With its art fairs, first-class museums, a multi-billion-dollar theater industry, and the world’s largest performing arts center, New York City’s commitment to the arts seems absolute. But when it comes to providing access to arts education in public schools, the city's comptroller has given New York a failing grade.
In April, the office released its first-ever State of the Arts report, finding a big difference between the level of arts education in wealthier and lower-income schools. This has raised fresh questions about how art enhances learning and whether children will be better prepared for a 21st century economy if they have mastered the “soft” skills that art teaches. In an increasingly “creative” economy, the argument goes, students need original thinking to thrive—and then only wealthy New Yorkers are being set up to succeed.
The comptroller’s office analyzed three aspects of arts programing: whether schools have a full- or part-time certified arts teacher; a formal partnership with an arts or culture organization; and a dedicated room for visual arts, music, theater, or dance. When researchers looked for geographic patterns in the data, they found that access to arts education reflects income-inequality trends in the city.
Arguably, students in lower-income schools need exposure to creative subjects the most, but as you can see from the map below, the city’s arts programs are sharply divided by neighborhood. Each of the dots represents a school that doesn't have an art teacher.
While state law mandates that every middle and high school student has a certified arts teacher, the report found that more than 400 middle and high schools in the city don’t meet that criteria. Forty-two percent of these schools are in the south Bronx and central Brooklyn, both lower-income areas of the city. And nearly half of the schools that don’t have a certified arts teacher or an arts partnership are in poorer districts. “It shouldn’t make a difference what neighborhood you live in,” says comptroller Scott Stringer. “Every student in New York City should have the opportunity to receive a strong education in the arts.”
Eric Pryor, executive director of The Center for Arts Education, an arts-education nonprofit that works in New York public schools, describes a “perfect storm” that created this situation. For one thing, local politics have worked against arts education. During Rudy Giuliani’s mayoral administration, there were few programs around the city. Eventually, the mayor established the Project Arts program, allocating money for arts partnerships and education in public schools. But Michael Bloomberg took a different approach, using a “principal as CEO model” that gave administrators the autonomy to use resources as they saw fit. Project Arts money was still part of schools’ budgets, but principals could choose to divert the money to other areas. In poorer neighborhoods, that often meant cutting the arts.

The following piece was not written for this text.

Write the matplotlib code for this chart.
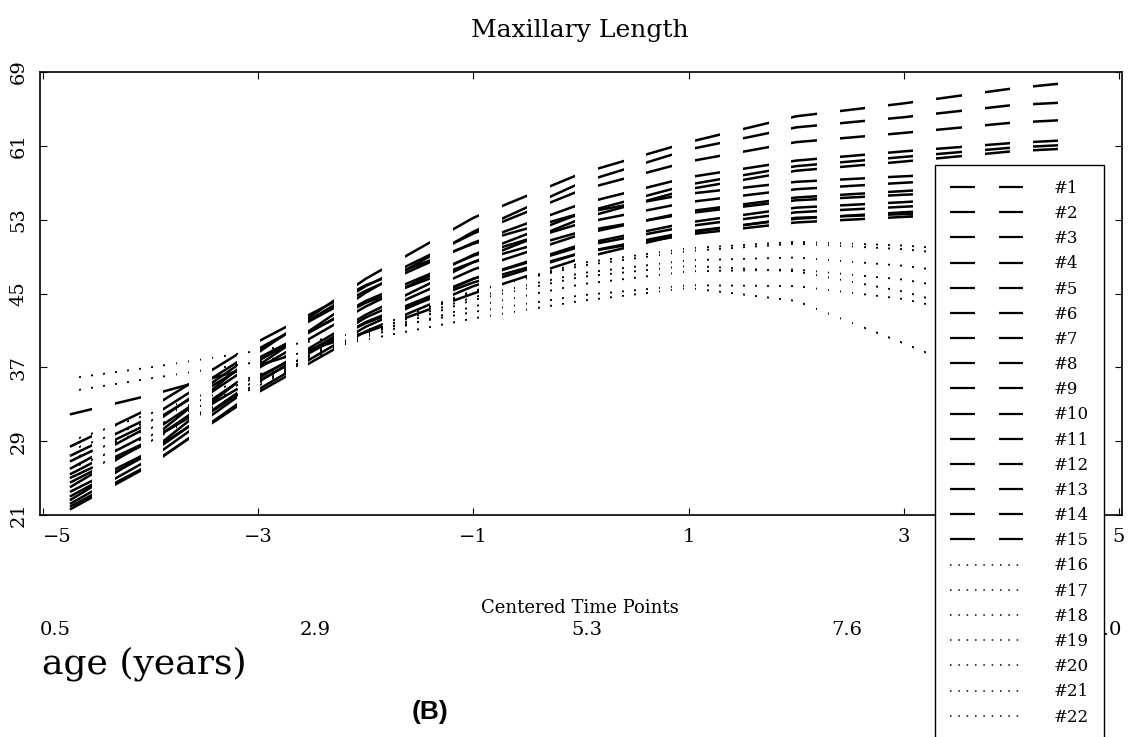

Around the same time, the federal government unveiled No Child Left Behind, standards-based educational reform that ushered in a culture of “high stakes testing.” As a result, teachers spent more time on subjects like English and math, and less on the arts. As New York started feeling the effects of the recession, it had to tighten its budget. “Because we test literacy and we test math levels, subjects like foreign language and PE and yes, arts, are among the first to be cut,” Pryor said.
Ironically, the Bloomberg administration has commissioned large-scale art pieces by famous contemporary artists, such as Christo and Jeanne-Claude’s Gates and Olafur Eliasson’s Waterfalls. This may have boosted tourism and was certainly appreciated by some New Yorkers. But meanwhile, the most vulnerable students in the city saw their arts education systematically cut, says Adarsh Alphons, founder of ProjectArt, an organization that works with libraries on arts programming.
“It’s particularly heartbreaking because it’s youth from lower-income neighborhoods that the arts have the highest impact on,” Alphons says, citing a 2012 National Endowment of the Arts report on the arts and at-risk youth. “Teenagers from low socioeconomic status who don’t have access to arts education have a five times higher chance of dropping out of school. Studies show that students in the arts outperformed their non-arts peers on the SAT by 96 points, while a child who has continued access to arts education has a 74 percent higher chance of planning to attend college.”
Of course, not all kids will be into art, but Pryor argues that a diverse, well-rounded curriculum inevitably engages more students and strengthens attendance. “Some students excel in technology and science,” says Pryor. “But you can guarantee there are a large number of students who are excited about dance and music too. We’ve seen that confidence breeds confidence, so that engagement in the arts, just like a sports team, does help a student’s confidence when they have to face a math test the next week.”
There may be small signs of progress. This month, Mayor Bill de Blasio’s administration revealed its latest financial plan, which includes a $20 million allocation for expanded arts education. By the comptroller’s estimates, it would take $10 million to place a certified arts teacher in every middle and high school that currently lacks one.
Some people who have spent decades in arts education are cautiously optimistic, while others are a little skeptical. “This is only a proposed budget,” says Alphons. “It’s certainly a good first step in fighting this problem, but we will see on July 1st how much money truly remains for increased arts education and how much schools really get come September.” Ultimately, this is a national problem, he says. “Nearly four million school students in the US currently get no arts instruction during their formative years.” While a similar report probably could have been written for many cities across the country, it’s a particularly poignant problem in New York, a city that prides itself on cultural capital and upward mobility.